11. Release 1.8.0 - 2006-05-05


Release 1.8.0 adds a number of minor improvements and fixes. Most notably, checkpointing can now be achieved with a single command (with the requisite pause/resume done automatically), and all URIs fetched may be tagged with the original seed URI from which they were discovered. (This source URI information is both in the crawl.log and a new 'source-report.txt' report available among the disk file reports.)

We expect release 1.8.0 to be the last release officially supported on JDK 1.4.x ("Java 2") Java; future releases will require JDK 1.5.x ("Java 5") Java facilities.

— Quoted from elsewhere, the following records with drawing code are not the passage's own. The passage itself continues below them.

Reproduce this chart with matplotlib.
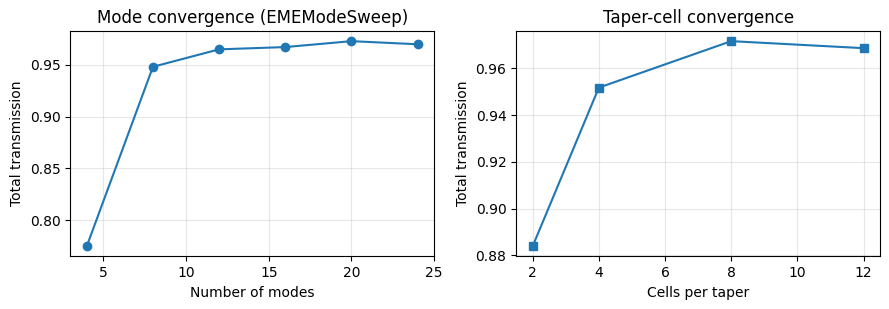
import matplotlib
matplotlib.use("Agg")
import matplotlib.pyplot as plt

# mode sweep
n_modes = [4, 8, 12, 16, 20, 24]
t_modes = [0.775, 0.948, 0.9648, 0.967, 0.9727, 0.9697]

# taper cell sweep
n_cells = [2, 4, 8, 12]
t_cells = [0.8839, 0.9518, 0.9717, 0.9687]

fig, (ax1, ax2) = plt.subplots(1, 2, figsize=(8.89, 3.09), dpi=100)

ax1.plot(n_modes, t_modes, marker='o')
ax1.set_xlabel('Number of modes')
ax1.set_ylabel('Total transmission')
ax1.set_title('Mode convergence (EMEModeSweep)')
ax1.grid(True, alpha=0.3)

ax2.plot(n_cells, t_cells, marker='s')
ax2.set_xlabel('Cells per taper')
ax2.set_ylabel('Total transmission')
ax2.set_title('Taper-cell convergence')
ax2.grid(True, alpha=0.3)

plt.subplots_adjust(left=0.079, right=0.99, bottom=0.17, top=0.9, wspace=0.225)
fig.savefig('out.png')
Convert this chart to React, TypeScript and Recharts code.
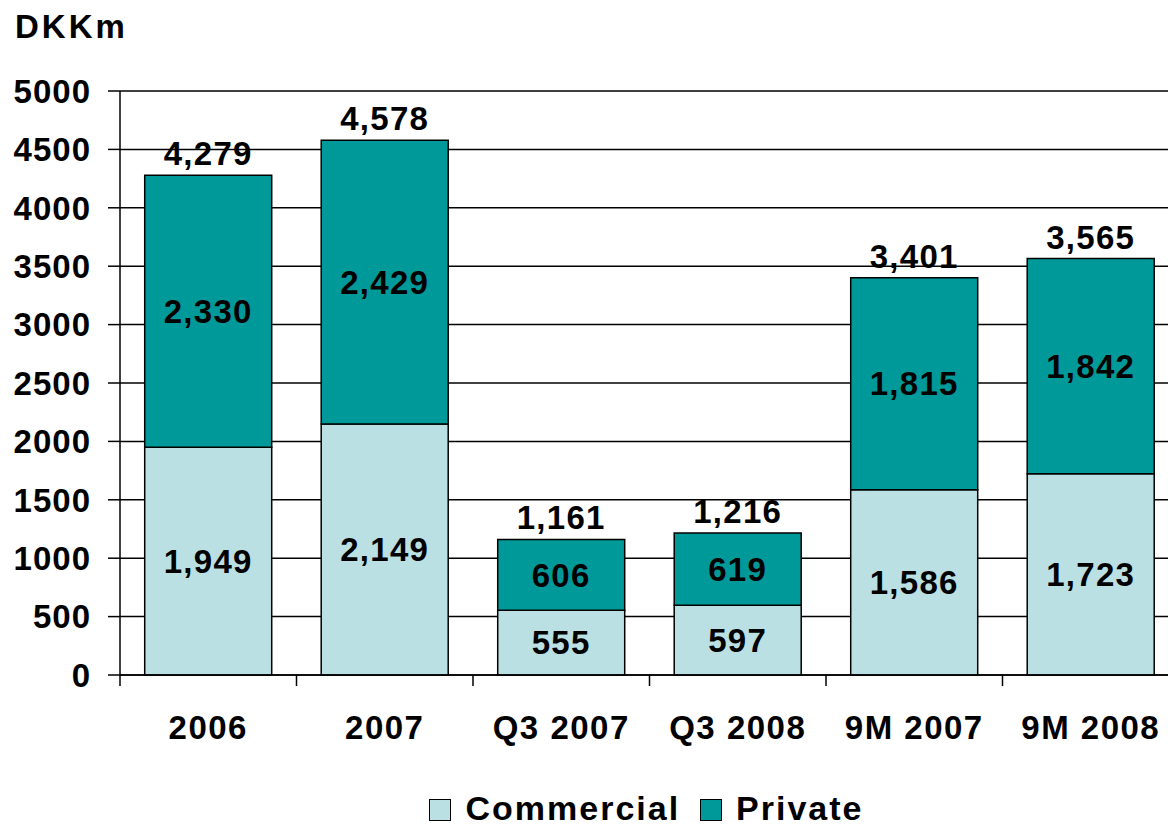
import { BarChart, Bar, XAxis, YAxis, CartesianGrid, Legend, LabelList } from "recharts";

const periods = ["2006", "2007", "Q3 2007", "Q3 2008", "9M 2007", "9M 2008"];
const commercial = [1949, 2149, 555, 597, 1586, 1723];
const privateValues = [2330, 2429, 606, 619, 1815, 1842];
const yTicks = [0, 500, 1000, 1500, 2000, 2500, 3000, 3500, 4000, 4500, 5000];

const COMMERCIAL = "#bbe0e3";
const PRIVATE = "#009999";
const FONT = "'Liberation Sans', Arial, Helvetica, sans-serif";

const data = periods.map((name, i) => ({
  name,
  commercial: commercial[i],
  private: privateValues[i],
  total: commercial[i] + privateValues[i],
}));

const fmt = (v: any) => Number(v).toLocaleString("en-US");

const labelStyle = { fontSize: 33, fontWeight: "bold", fontFamily: FONT, fill: "#000", letterSpacing: 1.3 };

function XTick(props: any) {
  const { x, y, payload, index } = props;
  const half = payload && payload.offset ? payload.offset : 88;
  return (
    <g>
      <line x1={x - half} y1={y} x2={x - half} y2={y + 11} stroke="#000" strokeWidth={1.5} />
      {index === periods.length - 1 && (
        <line x1={x + half} y1={y} x2={x + half} y2={y + 11} stroke="#000" strokeWidth={1.5} />
      )}
      <text
        x={x}
        y={y + 64}
        textAnchor="middle"
        fontSize={33}
        fontWeight="bold"
        fontFamily={FONT}
        fill="#000"
        style={{ letterSpacing: 1.5 }}
      >
        {payload.value}
      </text>
    </g>
  );
}

function LegendBox() {
  const items = [
    { label: "Commercial", color: COMMERCIAL },
    { label: "Private", color: PRIVATE },
  ];
  return (
    <div
      style={{
        display: "flex",
        justifyContent: "center",
        paddingTop: 40,
        paddingLeft: 134,
        fontFamily: FONT,
        fontWeight: "bold",
        fontSize: 34,
        lineHeight: "34px",
        letterSpacing: 2,
        color: "#000",
      }}
    >
      {items.map((it) => (
        <div key={it.label} style={{ display: "flex", alignItems: "center", marginRight: 20 }}>
          <span
            style={{
              display: "inline-block",
              width: 20,
              height: 20,
              background: it.color,
              border: "1.5px solid #000",
              marginRight: 14,
              marginTop: 4,
            }}
          />
          <span>{it.label}</span>
        </div>
      ))}
    </div>
  );
}

export default function App() {
  return (
    <div style={{ position: "absolute", left: 0, top: 0, width: 1168, height: 829, overflow: "hidden", background: "#fff" }}>
      <div
        style={{
          position: "absolute",
          left: 15,
          top: 8,
          fontFamily: FONT,
          fontWeight: "bold",
          fontSize: 33,
          letterSpacing: 3,
          color: "#000",
        }}
      >
        DKKm
      </div>
      <BarChart
        width={1190}
        height={829}
        data={data}
        margin={{ top: 91, right: 11, left: 0, bottom: 0 }}
        barCategoryGap="14%"
      >
        <CartesianGrid vertical={false} stroke="#000" strokeWidth={1.5} />
        <XAxis
          dataKey="name"
          height={76}
          axisLine={{ stroke: "#000", strokeWidth: 1.5 }}
          tickLine={false}
          tickSize={0}
          tickMargin={0}
          tick={<XTick />}
          interval={0}
        />
        <YAxis
          width={120}
          domain={[0, 5000]}
          ticks={yTicks}
          interval={0}
          axisLine={{ stroke: "#000", strokeWidth: 1.5 }}
          tickLine={{ stroke: "#000", strokeWidth: 1.5 }}
          tickSize={12}
          tickMargin={17}
          tick={{ fontSize: 33, fontWeight: "bold", fontFamily: FONT, fill: "#000", style: { letterSpacing: 1 } }}
        />
        <Legend verticalAlign="bottom" height={78} content={<LegendBox />} />
        <Bar dataKey="commercial" name="Commercial" stackId="a" fill={COMMERCIAL} stroke="#000" strokeWidth={1.5} isAnimationActive={false}>
          <LabelList dataKey="commercial" position="center" formatter={fmt} style={labelStyle} />
        </Bar>
        <Bar dataKey="private" name="Private" stackId="a" fill={PRIVATE} stroke="#000" strokeWidth={1.5} isAnimationActive={false}>
          <LabelList dataKey="private" position="center" formatter={fmt} style={labelStyle} />
          <LabelList dataKey="total" position="top" offset={10} formatter={fmt} style={labelStyle} />
        </Bar>
      </BarChart>
    </div>
  );
}
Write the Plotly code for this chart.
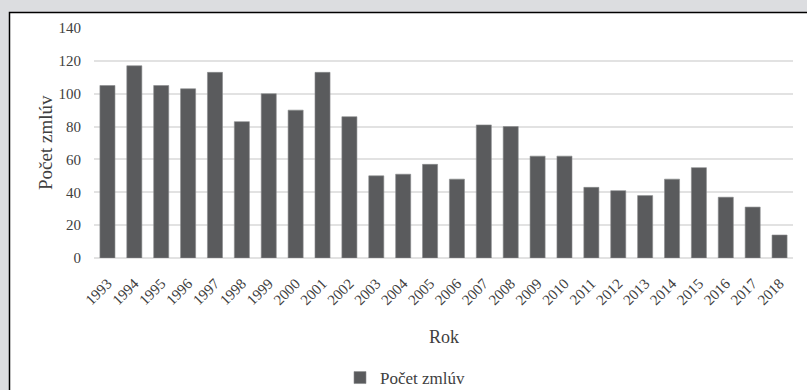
import plotly.graph_objects as go

years = [str(y) for y in range(1993, 2019)]
counts = [105, 117, 105, 103, 113, 83, 100, 90, 113, 86, 50, 51, 57, 48,
          81, 80, 62, 62, 43, 41, 38, 48, 55, 37, 31, 14]
series_name = "Počet zmlúv"
x_title = "Rok"
y_title = "Počet zmlúv"
y_ticks = [0, 20, 40, 60, 80, 100, 120, 140]

W, H = 807, 390
L, R, T, B = 94, 14, 28, 132
pw, ph = W - L - R, H - T - B

def px2x(p):
    return (p - L) / pw

def py2y(p):
    return (H - B - p) / ph

font_family = "Liberation Serif, Times New Roman, serif"

fig = go.Figure()
fig.add_trace(go.Bar(
    x=years, y=counts, name=series_name,
    marker=dict(color="#5a5b5d", line=dict(color="#8a8b8d", width=0.6)),
    showlegend=True,
))

fig.update_layout(
    width=W, height=H,
    margin=dict(l=L, r=R, t=T, b=B, autoexpand=False),
    paper_bgcolor="#dcdde0",
    plot_bgcolor="white",
    bargap=0.44,
    font=dict(family=font_family, color="#404040", size=15),
    showlegend=True,
    legend=dict(orientation="h", x=px2x(340), xanchor="left",
                y=py2y(378), yanchor="middle", itemwidth=30,
                font=dict(size=17, color="#404040"),
                bgcolor="rgba(0,0,0,0)"),
    shapes=[dict(type="rect", xref="paper", yref="paper",
                 x0=px2x(9.5), x1=px2x(830), y0=py2y(12.5), y1=py2y(420),
                 fillcolor="white", line=dict(color="black", width=1.5),
                 layer="below")],
    annotations=[
        dict(text=x_title, xref="paper", yref="paper", x=0.5, y=py2y(337),
             xanchor="center", yanchor="middle", showarrow=False,
             font=dict(size=18, color="#404040")),
        dict(text=y_title, xref="paper", yref="paper", x=px2x(45), y=0.5,
             xanchor="center", yanchor="middle", showarrow=False, textangle=-90,
             font=dict(size=19, color="#404040")),
    ],
)
fig.update_xaxes(tickangle=-45, showgrid=False, showline=False, ticks="",
                 ticklabelstandoff=13, automargin=False,
                 tickfont=dict(size=15, color="#404040"), type="category")
fig.update_yaxes(range=[0, 140], tickvals=y_ticks, showgrid=True,
                 gridcolor="#e2e2e2", gridwidth=1.5, zeroline=True,
                 zerolinecolor="#e2e2e2", zerolinewidth=1.5, showline=False,
                 ticks="", ticklabelstandoff=12, automargin=False,
                 tickfont=dict(size=15, color="#404040"))

fig.write_html(
    "out.html",
    config={"displayModeBar": False},
    post_script="document.body.style.margin='0px';document.body.style.overflow='hidden';",
)
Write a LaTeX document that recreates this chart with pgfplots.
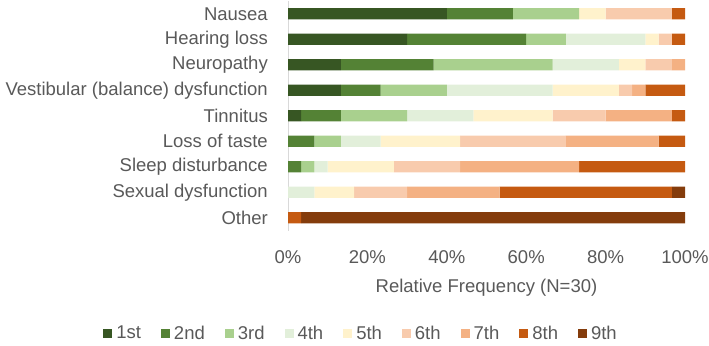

11.1. Known Limitations/Issues

11.1.1. java.io.IOException: No locks available

BDB-JE will complain 'No locks available' when crawler is being built/run on an NFS mount. Workaround is to locate the 'state' directory on a non-NFS-mounted volume.

11.1.2. "Channel closed, may be due to thread interrupt"

An error with this message has been observed intermittently when running on the Sun Java 6 ("mustang") beta JVM ("-beta2-b81"). A forthcoming fix from Sleepycat for BDB-JE may be necessary to resolve this issue.

11.2. Changes

11.2.1. Progress Statistics Log

The format of progress statistics' state-change log messages have been modified. State-change messages now have a tail that adds some context explaining why we're pausing, etc. Note, we will be adding originator of the status-change event to the progress statistics log post 1.8.0 -- i.e. whether event came of JMX or via the UI -- so be prepared for more progress log changes.

11.2.2. Checkpoints

Now when you ask to checkpoint a running crawl, it will manage for you the pause, checkpoint, and resume cycle (If paused when checkpoint is invoked, the crawler will be set back into a paused state upon checkpoint completion).

Checkpoints made with 1.6.0 software cannot be recovered with 1.8.0 software. Core classes such as CrawlController have changed so their serialized representation as part of a checkpoint has also changed (We have not done the work to deserialize earlier versions of core classes serialized as part of a checkpoint).